Although intimacy in marriage is not only sanctioned, but
also mandated, in Jewish tradition, our experience in the broader world has had
a tremendous affect on the arc of Jewish religious attitudes toward sex and
sexuality. The Talmud already speaks of the yetzer
ra, often translation “evil inclination” but probably better translated
“aggressive life force.” The yetzer
included the sex drive, which unchecked, could wreak havoc.
In Christian Europe, the firmly entrenched Hellenistic
notion of a split between body and soul crept into Jewish views. Christianity
taught that the body was seen as a dangerous source of sin that must always be kept
under tight control, sex top on the list of behaviors that threaten the soul. Certainly
rabbinic authorities never condoned severe forms of asceticism, but they did
absorb a general sense of distrust of the body and strong preference for
spiritual endeavors over carnal pleasures.

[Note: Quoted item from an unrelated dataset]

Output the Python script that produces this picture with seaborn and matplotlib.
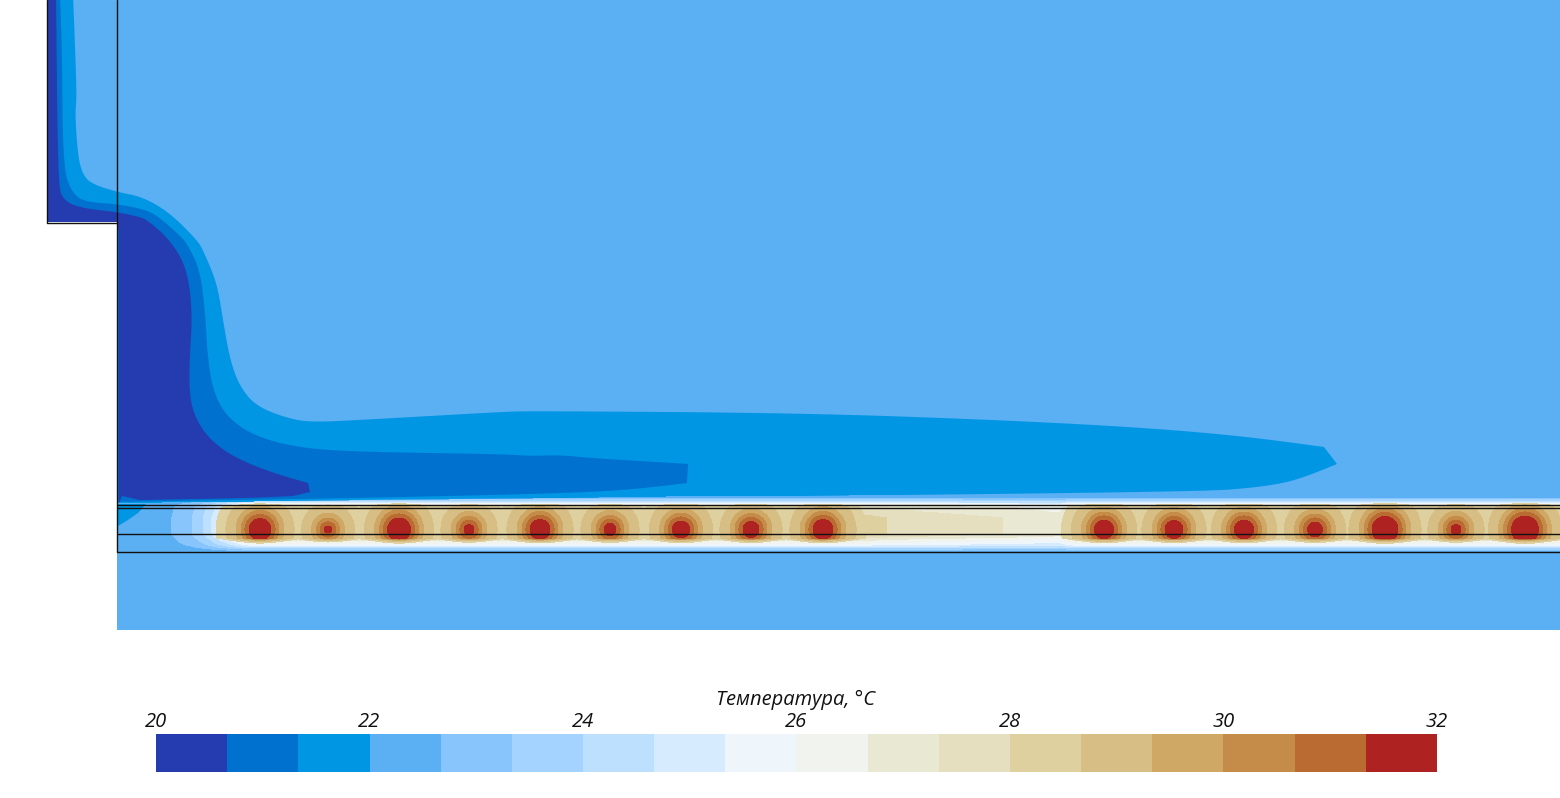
import numpy as np
import matplotlib
matplotlib.use("Agg")
import matplotlib.pyplot as plt
from matplotlib.colors import ListedColormap, BoundaryNorm
from matplotlib.patches import Polygon
import seaborn as sns

# --- colour scale -----------------------------------------------------------
band_colors = ["#243CB0", "#0071CF", "#0096E4", "#5BAFF3", "#88C5FD", "#A3D3FE",
               "#BDE0FE", "#D6EBFD", "#EEF6FB", "#F1F3EE", "#E9E8D2", "#E5DFC0",
               "#DFD09F", "#D7BE85", "#CFA866", "#C48B49", "#B96B31", "#AE2321"]
tick_values = [20, 22, 24, 26, 28, 30, 32]
colorbar_title = "Температура, °C"

# --- cold-air plume isotherm outlines -----------------------------------------
iso_22_x = [40, 73, 77, 75, 78, 83, 92, 117, 143, 170, 197, 203, 217, 223, 230, 240, 257, 293, 317, 360,
            500, 530, 800, 1000, 1150, 1250, 1324, 1337, 1310, 1285, 1250, 1210, 1000, 700, 300, 160, 110, 40]
iso_22_y = [-5, -5, 97, 113, 157, 175, 184, 192, 197, 213, 240, 250, 283, 320, 360, 387, 407, 420, 422, 420,
            412, 411, 413, 420, 428, 437, 447, 464, 475, 483, 488, 491, 494, 497, 500, 505, 530, 230]
iso_22_sharp = [0, 1, 26, 27, 36, 37]

iso_2133_x = [40, 60, 62, 63, 72, 85, 117, 147, 160, 177, 187, 200, 205, 208, 215, 230, 257, 300, 360,
              500, 530, 560, 590, 640, 688, 687, 620, 500, 300, 110, 40]
iso_2133_y = [-5, -5, 50, 167, 193, 202, 204, 210, 218, 233, 243, 270, 310, 363, 397, 420, 437, 448, 452,
              454, 456, 455, 458, 461, 464, 483, 491, 495, 499, 502, 230]
iso_2133_sharp = [0, 1, 24, 25, 29, 30]

iso_2067_x = [40, 56, 58, 63, 80, 117, 140, 147, 167, 183, 190, 192, 190, 189, 193, 207, 233, 273, 308,
              310, 293, 250, 140, 122, 119, 119, 40]
iso_2067_y = [-5, -5, 183, 200, 208, 212, 217, 220, 237, 260, 287, 320, 353, 387, 413, 437, 457, 473, 483,
              492, 496, 498, 500, 496, 503, 230, 230]
iso_2067_sharp = [0, 1, 18, 19, 20, 22, 23, 24, 25, 26]

corner_x = [118, 146, 138, 128, 118]
corner_y = [504, 504, 513, 520, 526]

# --- heated channel: readings of the temperature -------------------------------
heater_x = [260, 328, 399, 469, 540, 610, 681, 751, 823, 1104, 1174, 1244, 1315, 1385, 1456, 1525]
heater_r = [11, 3.5, 11.5, 5, 10, 6, 8.5, 8, 10, 9.5, 9, 9.5, 7.5, 13, 5, 13.5]
ring_dist = [-20, 0, 4, 8, 13, 23, 33, 33.01]
ring_temp = [32, 31.33, 30.67, 30, 29.33, 28.67, 28.0, 20]

axis_x = [117, 172, 192, 203, 212, 218, 226, 236, 250, 860, 887, 1003, 1060, 1075, 1560]
axis_t = [22.1, 22.67, 23.33, 24, 24.67, 25.33, 26, 27, 28.3, 28.3, 28, 27.33, 27.0, 28.3, 28.3]

prof_y = [495, 497, 499, 501, 503, 504, 506, 508, 512, 518, 534, 537, 539, 541, 544, 546, 548, 550, 552]
prof_t = [22.1, 22.1, 23, 24, 25, 26, 27, 27.6, 27.8, 28.3, 28.3, 27.6, 27, 26.6, 25.8, 25, 24, 23, 22.1]

edge_x = [117, 300, 500, 700, 1000, 1200, 1560]
edge_y = [503, 501, 499, 496, 495, 493, 492]

level_edges = [20 + 2 * k / 3 for k in range(19)]


def rounded(xs, ys, sharp, passes=3):
    """Round the hand-read outline between the vertices that are real corners."""
    pts = np.column_stack([xs, ys]).astype(float)
    out = []
    n = len(pts)
    sharp = sorted(sharp)
    for a, b in zip(sharp, sharp[1:] + [sharp[0] + n]):
        seg = pts[np.arange(a, b + 1) % n]
        for _ in range(passes):
            if len(seg) < 3:
                break
            q = 0.75 * seg[:-1] + 0.25 * seg[1:]
            r = 0.25 * seg[:-1] + 0.75 * seg[1:]
            mid = np.empty((2 * len(q), 2))
            mid[0::2], mid[1::2] = q, r
            seg = np.vstack([seg[0], mid[1:-1], seg[-1]])
        out.append(seg[:-1])
    return np.vstack(out)


# --- figure -----------------------------------------------------------------
sns.set_theme(style="white")
plt.rcParams["font.family"] = ["Open Sans", "DejaVu Sans"]

W, H = 1560, 798
fig = plt.figure(figsize=(W / 100, H / 100), dpi=100, facecolor="white")
ax = fig.add_axes([0, 0, 1, 1])
ax.set_xlim(0, W)
ax.set_ylim(H, 0)
ax.axis("off")

# room + inlet duct
domain = Polygon([(47, 0), (47, 222), (117, 222), (117, 630), (W, 630), (W, 0)], closed=True,
                 facecolor=band_colors[3], lw=0)
ax.add_patch(domain)

# plume
for xs, ys, sharp, col in [(iso_22_x, iso_22_y, iso_22_sharp, band_colors[2]),
                           (iso_2133_x, iso_2133_y, iso_2133_sharp, band_colors[1]),
                           (iso_2067_x, iso_2067_y, iso_2067_sharp, band_colors[0])]:
    p = Polygon(rounded(xs, ys, sharp), closed=True, facecolor=col, lw=0)
    ax.add_patch(p)
    p.set_clip_path(domain)

# channel field
gx = np.arange(117.0, W + 1, 1.0)
gy = np.arange(490.0, 552.01, 0.5)
X, Y = np.meshgrid(gx, gy)
t_low = prof_t[0]
weight = (np.interp(Y, prof_y, prof_t) - t_low) / (28.3 - t_low)
T = t_low + (np.interp(X, axis_x, axis_t) - t_low) * weight
for hx, hr in zip(heater_x, heater_r):
    d = np.hypot(X - hx, Y - 529.5) - hr
    d = d + np.clip(Y - 538, 0, None) * 6 + np.clip(507 - Y, 0, None) * 6
    T = np.maximum(T, np.interp(d, ring_dist, ring_temp))
T[Y < np.interp(X, edge_x, edge_y)] = np.nan
ax.contourf(X, Y, T, levels=level_edges, colors=band_colors, antialiased=False, zorder=3)
ax.fill(corner_x, corner_y, color=band_colors[2], lw=0, zorder=4)

# geometry lines
lw = 1.0
for yy in [504.5, 508.3, 534.3, 551.8]:
    ax.plot([117, W], [yy, yy], color="#111111", lw=lw, zorder=5, solid_capstyle="butt")
ax.plot([117, 117], [0, 552], color="#111111", lw=lw, zorder=5)
ax.plot([47, 47, 117], [0, 222.5, 222.5], color="#111111", lw=lw, zorder=5)

# colour bar
cax = fig.add_axes([156 / W, (H - 772) / H, 1281 / W, 38 / H])
cell_values = np.array([[(level_edges[i] + level_edges[i + 1]) / 2 for i in range(18)]])
sns.heatmap(cell_values, ax=cax, cbar=False, cmap=ListedColormap(band_colors),
            norm=BoundaryNorm(level_edges, 18), xticklabels=False, yticklabels=False)
cax.xaxis.tick_top()
cax.set_xticks(np.arange(0, 19, 3))
cax.set_xticklabels([str(v) for v in tick_values], fontsize=14.5, style="italic", color="#111111", rotation=0)
cax.tick_params(axis="x", length=0, pad=1.5)
cax.set_yticks([])
cax.set_title(colorbar_title, fontsize=14.5, style="italic", color="#111111", pad=21.2, x=0.4995)

fig.savefig("out.png", dpi=100, facecolor="white")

Maimonides, whose life spanned both the Christian and Muslim
worlds, made clear in Moreh Nevuchim
2:36 (Guide for the Perplexed) his
opinion on sex. Not only is it shameful and depraved, but he also went so far
as to deny that marriage and procreation are obligatory at all. Rambam is not
alone in harboring a fundamental distrust of sexual activity. The widely circulated
Iggeret ha-Kodesh (a book on
marriage, sexual relations, and holiness) objects to Maimonides’ narrow view,
arguing that God created sexuality and the sex drive as part of the human body,
and therefore they cannot be disgraceful. Nonetheless, many authorities,
including Iggeret ha-Kodesh, counseled
fulfilling one’s duties, but no more and none that I know of applauded sexual
pleasure.
That is, until mysticism crept into the Jewish
consciousness, and Lurianic Kabbalah put sexual pleasure front and center because
sexual coupling mirrors Yichud, the
union of Male and Female aspects of the godhead. The physical pleasure of
sexual intimacy was understood to have a spiritual dimension; indeed, the
spiritual aspect was the ultimate goal. Mysticism took off like wildfire,
spreading far and wide through the Jewish world, reintroducing the notion of
pleasurable sexual intimacy, but alas, the dominant culture’s mistrust of sex
and premium on “spiritual” pursuit over “carnal” behavior held strong.
It is time — indeed past due — to consciously examine our attitudes
toward sex and sexuality and consider their source. Are they consonant with
Jewish values? Jewish tradition has held, as early as the Torah, and continuing
through the rabbinic period, that properly channeled sexuality, for both
procreation and pleasure, is a divine blessing. A simple verse — Exodus 21:10 —
opens up a world of conversation; it’s a great place to start.